Fish numbers in the Baltic are also increasing -- partly due to stricter fishing limits -- and more and more eagles are nesting on the island of Ruegen close to its fish-rich lagoons and coastal waters.
“The fish population in the Baltic Sea has grown,” Martin Clemm, a lawyer and long-time fisherman who this year released the fishing app “Lure-Skill” that makes recommendations based on weather, target species and fishing spot. “The amount of small cod has significantly grown.”
Hauff declined to predict what the population of white-tailed eagles in Germany may end up being.
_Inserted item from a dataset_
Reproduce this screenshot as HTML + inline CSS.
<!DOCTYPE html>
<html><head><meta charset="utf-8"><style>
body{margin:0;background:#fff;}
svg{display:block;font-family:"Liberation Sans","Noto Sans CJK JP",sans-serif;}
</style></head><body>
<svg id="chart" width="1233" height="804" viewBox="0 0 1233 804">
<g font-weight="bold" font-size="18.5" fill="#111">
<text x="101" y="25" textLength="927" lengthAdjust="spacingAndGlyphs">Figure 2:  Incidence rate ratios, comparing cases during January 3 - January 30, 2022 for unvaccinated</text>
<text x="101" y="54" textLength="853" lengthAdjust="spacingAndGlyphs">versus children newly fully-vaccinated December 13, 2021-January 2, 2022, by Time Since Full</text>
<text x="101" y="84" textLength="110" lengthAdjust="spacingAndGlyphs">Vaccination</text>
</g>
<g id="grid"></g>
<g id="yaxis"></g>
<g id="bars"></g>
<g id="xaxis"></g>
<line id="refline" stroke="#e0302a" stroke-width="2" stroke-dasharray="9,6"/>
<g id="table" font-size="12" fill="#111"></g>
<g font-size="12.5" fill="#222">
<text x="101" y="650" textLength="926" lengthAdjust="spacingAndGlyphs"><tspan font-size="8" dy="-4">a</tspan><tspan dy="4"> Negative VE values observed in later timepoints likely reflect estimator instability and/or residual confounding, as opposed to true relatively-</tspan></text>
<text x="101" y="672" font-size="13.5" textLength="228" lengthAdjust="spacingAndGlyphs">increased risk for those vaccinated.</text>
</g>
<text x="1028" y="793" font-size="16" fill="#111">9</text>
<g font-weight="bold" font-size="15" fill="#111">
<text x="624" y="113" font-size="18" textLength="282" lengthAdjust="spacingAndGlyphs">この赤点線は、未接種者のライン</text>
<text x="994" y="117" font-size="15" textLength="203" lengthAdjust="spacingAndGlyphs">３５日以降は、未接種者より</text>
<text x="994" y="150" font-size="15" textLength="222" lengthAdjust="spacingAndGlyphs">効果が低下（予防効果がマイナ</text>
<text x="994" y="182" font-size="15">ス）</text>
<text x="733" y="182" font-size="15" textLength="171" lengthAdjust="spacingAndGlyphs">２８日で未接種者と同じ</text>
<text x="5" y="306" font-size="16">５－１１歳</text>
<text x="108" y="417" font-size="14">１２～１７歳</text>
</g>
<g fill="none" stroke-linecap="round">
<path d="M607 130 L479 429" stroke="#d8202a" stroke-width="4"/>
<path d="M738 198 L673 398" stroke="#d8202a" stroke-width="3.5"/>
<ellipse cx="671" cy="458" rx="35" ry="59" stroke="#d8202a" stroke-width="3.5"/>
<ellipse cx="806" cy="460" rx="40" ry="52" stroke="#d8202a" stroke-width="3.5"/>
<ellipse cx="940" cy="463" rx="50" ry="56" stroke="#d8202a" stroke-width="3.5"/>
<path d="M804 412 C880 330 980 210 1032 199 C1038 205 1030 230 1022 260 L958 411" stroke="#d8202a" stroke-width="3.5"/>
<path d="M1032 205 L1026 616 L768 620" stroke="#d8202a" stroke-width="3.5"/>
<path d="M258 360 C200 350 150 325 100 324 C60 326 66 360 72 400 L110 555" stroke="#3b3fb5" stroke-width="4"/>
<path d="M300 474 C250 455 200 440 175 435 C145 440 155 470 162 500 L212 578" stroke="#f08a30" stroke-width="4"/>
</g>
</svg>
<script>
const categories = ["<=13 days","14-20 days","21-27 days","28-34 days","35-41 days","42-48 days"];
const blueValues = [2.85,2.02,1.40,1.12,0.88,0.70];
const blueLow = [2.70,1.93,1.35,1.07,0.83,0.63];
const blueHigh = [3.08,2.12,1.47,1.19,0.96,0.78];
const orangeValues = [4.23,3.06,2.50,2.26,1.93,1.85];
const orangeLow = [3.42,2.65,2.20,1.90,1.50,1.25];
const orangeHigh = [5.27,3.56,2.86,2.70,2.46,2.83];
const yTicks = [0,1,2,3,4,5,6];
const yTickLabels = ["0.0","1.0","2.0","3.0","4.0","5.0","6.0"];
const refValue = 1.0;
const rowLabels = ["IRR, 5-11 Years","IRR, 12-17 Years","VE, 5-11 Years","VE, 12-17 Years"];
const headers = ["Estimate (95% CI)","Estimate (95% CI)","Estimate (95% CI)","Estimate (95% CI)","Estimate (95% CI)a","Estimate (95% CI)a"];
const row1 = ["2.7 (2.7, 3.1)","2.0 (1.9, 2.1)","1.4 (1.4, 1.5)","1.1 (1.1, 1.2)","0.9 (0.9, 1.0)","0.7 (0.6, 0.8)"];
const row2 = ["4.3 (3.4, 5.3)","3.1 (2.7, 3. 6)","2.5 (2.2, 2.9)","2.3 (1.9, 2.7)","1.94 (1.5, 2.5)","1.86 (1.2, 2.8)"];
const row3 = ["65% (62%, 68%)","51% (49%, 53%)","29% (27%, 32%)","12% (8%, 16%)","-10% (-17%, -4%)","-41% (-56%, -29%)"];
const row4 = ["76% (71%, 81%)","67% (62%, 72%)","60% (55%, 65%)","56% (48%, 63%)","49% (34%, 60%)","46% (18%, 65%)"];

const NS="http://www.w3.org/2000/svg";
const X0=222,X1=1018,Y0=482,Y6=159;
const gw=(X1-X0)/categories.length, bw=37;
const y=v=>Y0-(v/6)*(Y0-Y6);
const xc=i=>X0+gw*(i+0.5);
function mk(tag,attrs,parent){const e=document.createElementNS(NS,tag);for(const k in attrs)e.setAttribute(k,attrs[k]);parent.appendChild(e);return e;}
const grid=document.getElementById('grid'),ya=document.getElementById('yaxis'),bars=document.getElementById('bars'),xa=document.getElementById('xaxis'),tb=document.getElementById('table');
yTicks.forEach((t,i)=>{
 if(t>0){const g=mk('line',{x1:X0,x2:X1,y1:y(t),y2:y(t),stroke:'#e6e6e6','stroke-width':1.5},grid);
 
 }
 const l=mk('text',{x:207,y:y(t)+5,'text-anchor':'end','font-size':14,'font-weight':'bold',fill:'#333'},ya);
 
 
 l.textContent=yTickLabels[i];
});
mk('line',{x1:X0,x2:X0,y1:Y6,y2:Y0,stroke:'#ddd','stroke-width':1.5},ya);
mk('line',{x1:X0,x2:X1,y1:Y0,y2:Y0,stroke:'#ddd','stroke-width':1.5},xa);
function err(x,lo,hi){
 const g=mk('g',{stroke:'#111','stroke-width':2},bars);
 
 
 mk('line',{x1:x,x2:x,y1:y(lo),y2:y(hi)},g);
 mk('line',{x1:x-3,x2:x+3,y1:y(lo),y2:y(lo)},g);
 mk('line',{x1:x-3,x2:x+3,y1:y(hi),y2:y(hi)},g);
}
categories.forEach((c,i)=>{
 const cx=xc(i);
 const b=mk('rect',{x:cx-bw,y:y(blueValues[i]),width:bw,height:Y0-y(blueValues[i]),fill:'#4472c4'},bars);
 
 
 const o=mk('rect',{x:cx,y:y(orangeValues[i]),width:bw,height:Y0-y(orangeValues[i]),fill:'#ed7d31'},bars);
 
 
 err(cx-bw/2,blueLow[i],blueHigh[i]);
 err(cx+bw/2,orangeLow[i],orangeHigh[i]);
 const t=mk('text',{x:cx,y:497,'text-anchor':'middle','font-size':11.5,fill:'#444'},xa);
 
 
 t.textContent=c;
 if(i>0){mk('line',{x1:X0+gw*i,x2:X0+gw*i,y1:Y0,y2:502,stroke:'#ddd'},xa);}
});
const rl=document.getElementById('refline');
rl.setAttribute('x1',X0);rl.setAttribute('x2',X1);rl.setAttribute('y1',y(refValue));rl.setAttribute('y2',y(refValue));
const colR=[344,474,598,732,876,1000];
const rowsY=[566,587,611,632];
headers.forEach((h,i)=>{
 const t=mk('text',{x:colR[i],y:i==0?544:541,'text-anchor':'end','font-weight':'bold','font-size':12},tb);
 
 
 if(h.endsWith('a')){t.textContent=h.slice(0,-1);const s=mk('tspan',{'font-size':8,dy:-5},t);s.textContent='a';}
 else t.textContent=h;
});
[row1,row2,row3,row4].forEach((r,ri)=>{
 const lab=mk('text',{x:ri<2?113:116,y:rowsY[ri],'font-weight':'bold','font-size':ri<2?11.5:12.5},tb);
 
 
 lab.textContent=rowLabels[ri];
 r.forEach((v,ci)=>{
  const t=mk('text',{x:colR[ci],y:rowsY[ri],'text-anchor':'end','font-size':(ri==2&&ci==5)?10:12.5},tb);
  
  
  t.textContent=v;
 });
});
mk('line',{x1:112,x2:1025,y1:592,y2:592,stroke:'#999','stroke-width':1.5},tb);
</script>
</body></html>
The WWF’s Neumann thinks there will ultimately be 2,000 breeding pairs in the nation, including along the Rhine River.
Chancellor Angela Merkel says her government backs measures to protect the environment. Eastern Germany is “a model for all areas of nature conservation,” Merkel said in her weekly podcast on May 18.
There’s even friendly debate over which type of eagle is depicted in the German or Prussian coat of arms. The WWF said the white-tailed eagle is the German national bird and Die Welt newspaper said it was also the Prussian national bird.
Birgit Landskron, a spokeswoman for the German parliament in Berlin, said that as a stylized depiction of an eagle, a coat of arms doesn’t represent a particular species.
“It’s a heraldic eagle and not a specific type of eagle,” she said by phone.
Hauff begs to differ. “The white-tailed eagle is in reality a lazy son-of-a-gun,” he said. “They don’t defend their food territory,” he said with a laugh, adding that he thinks the golden eagle was the model for Germany’s national bird.
Hauff, who has been working with the white-tailed eagle for 50 years, said he’s not “entirely happy” about the white-tailed raptor’s comeback.
“I cannot shout hooray or claim it’s only due to the conservation measures that I’ve backed,” he said. “Far more animals are on the defensive due to eutrophication and tackling this is a huge future task.”